TASK INSTRUCTIONS:
Look through the listing for the word "this". Copy each line that has it.

═══ ROWS ═══

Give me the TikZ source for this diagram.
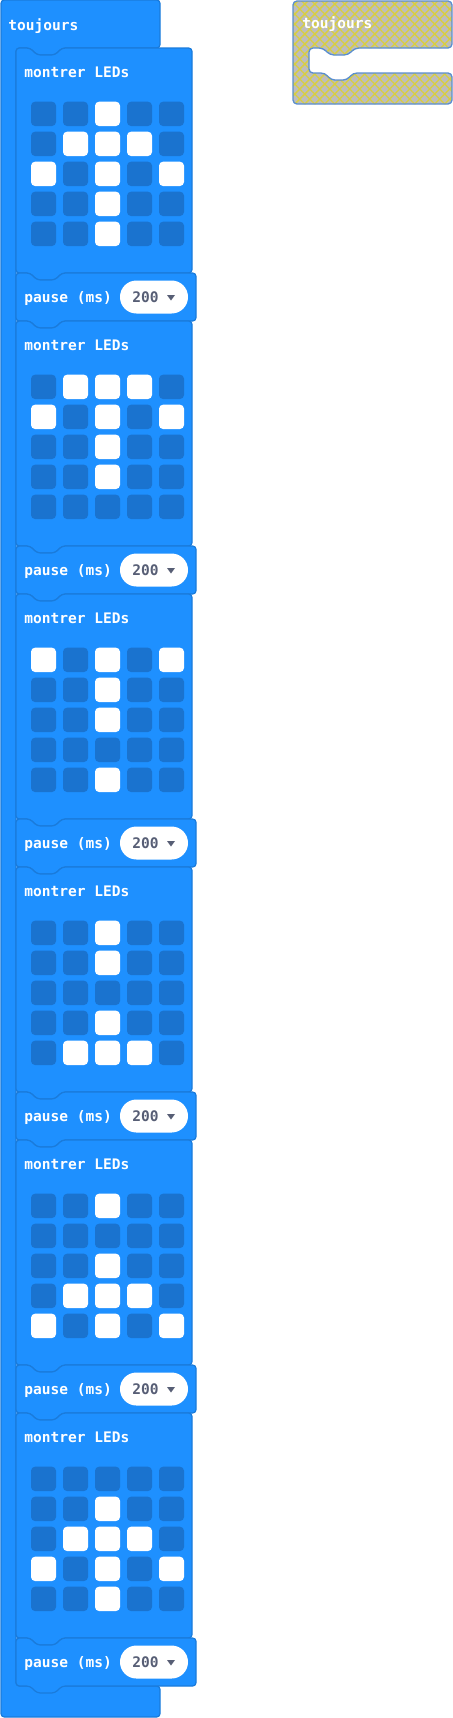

═══
═══ ROWS ═══

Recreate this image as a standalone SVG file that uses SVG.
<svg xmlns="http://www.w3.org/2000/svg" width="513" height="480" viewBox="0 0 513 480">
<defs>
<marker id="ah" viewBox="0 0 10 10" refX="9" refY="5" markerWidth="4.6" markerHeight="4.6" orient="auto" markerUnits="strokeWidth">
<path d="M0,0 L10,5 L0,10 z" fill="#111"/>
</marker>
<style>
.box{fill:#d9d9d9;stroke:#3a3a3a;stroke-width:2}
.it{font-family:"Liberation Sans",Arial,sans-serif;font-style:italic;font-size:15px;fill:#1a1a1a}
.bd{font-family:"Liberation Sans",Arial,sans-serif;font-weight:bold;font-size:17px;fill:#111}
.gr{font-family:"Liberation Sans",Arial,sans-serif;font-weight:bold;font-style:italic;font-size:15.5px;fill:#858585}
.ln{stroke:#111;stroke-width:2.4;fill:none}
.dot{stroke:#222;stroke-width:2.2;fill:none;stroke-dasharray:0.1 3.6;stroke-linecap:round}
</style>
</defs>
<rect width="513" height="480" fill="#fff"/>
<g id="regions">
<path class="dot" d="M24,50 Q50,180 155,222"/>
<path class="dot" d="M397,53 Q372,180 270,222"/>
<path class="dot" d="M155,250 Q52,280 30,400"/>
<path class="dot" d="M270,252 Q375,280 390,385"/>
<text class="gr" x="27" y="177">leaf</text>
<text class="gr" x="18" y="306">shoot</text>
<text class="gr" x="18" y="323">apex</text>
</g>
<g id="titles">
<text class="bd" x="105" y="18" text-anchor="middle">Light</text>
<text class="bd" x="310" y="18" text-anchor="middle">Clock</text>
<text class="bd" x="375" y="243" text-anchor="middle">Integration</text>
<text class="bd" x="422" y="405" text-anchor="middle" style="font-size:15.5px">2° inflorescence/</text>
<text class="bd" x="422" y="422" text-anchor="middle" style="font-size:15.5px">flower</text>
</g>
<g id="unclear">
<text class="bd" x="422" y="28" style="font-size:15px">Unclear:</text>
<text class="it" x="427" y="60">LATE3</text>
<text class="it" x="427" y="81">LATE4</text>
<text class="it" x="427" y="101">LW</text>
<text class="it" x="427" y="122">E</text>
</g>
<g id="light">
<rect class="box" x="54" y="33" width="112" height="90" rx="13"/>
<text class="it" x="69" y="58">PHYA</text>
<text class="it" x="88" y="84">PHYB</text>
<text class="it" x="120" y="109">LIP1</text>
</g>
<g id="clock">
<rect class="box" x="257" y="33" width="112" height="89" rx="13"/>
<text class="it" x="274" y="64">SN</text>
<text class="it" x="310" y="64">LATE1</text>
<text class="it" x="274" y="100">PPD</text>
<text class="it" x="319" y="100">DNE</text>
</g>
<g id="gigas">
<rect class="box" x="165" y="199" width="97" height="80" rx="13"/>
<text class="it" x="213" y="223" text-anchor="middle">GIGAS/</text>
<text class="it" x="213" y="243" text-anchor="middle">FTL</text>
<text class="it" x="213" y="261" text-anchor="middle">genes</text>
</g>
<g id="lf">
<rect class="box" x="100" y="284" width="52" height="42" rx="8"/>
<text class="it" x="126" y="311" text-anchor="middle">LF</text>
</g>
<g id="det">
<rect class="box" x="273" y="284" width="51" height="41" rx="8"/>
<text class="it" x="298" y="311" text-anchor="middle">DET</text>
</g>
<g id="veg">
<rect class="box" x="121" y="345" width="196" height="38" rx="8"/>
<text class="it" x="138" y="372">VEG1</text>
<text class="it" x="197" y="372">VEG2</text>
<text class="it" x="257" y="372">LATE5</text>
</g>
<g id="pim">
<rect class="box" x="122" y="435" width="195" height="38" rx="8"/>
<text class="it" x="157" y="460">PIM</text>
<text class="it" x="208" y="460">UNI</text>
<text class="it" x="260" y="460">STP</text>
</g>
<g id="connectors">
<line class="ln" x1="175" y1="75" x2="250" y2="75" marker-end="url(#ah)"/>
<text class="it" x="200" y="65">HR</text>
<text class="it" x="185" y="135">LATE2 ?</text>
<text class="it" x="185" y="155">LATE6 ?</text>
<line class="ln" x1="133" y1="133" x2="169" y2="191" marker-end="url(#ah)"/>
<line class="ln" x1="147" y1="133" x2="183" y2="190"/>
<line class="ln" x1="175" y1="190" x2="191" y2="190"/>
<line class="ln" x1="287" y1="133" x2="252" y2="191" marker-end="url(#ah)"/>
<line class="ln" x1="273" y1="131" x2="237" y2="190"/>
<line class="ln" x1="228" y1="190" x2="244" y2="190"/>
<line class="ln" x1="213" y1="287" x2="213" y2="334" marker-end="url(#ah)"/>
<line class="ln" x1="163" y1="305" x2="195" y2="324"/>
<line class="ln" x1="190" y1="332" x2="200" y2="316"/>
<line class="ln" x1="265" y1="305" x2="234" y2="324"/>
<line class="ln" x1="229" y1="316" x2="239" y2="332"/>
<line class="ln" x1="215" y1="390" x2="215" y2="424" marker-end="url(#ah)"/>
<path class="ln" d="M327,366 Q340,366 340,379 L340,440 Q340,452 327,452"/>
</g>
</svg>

═══

FINISHED TASK:
Give me the TikZ source for this diagram.
Recreate this image as a standalone SVG file that uses SVG.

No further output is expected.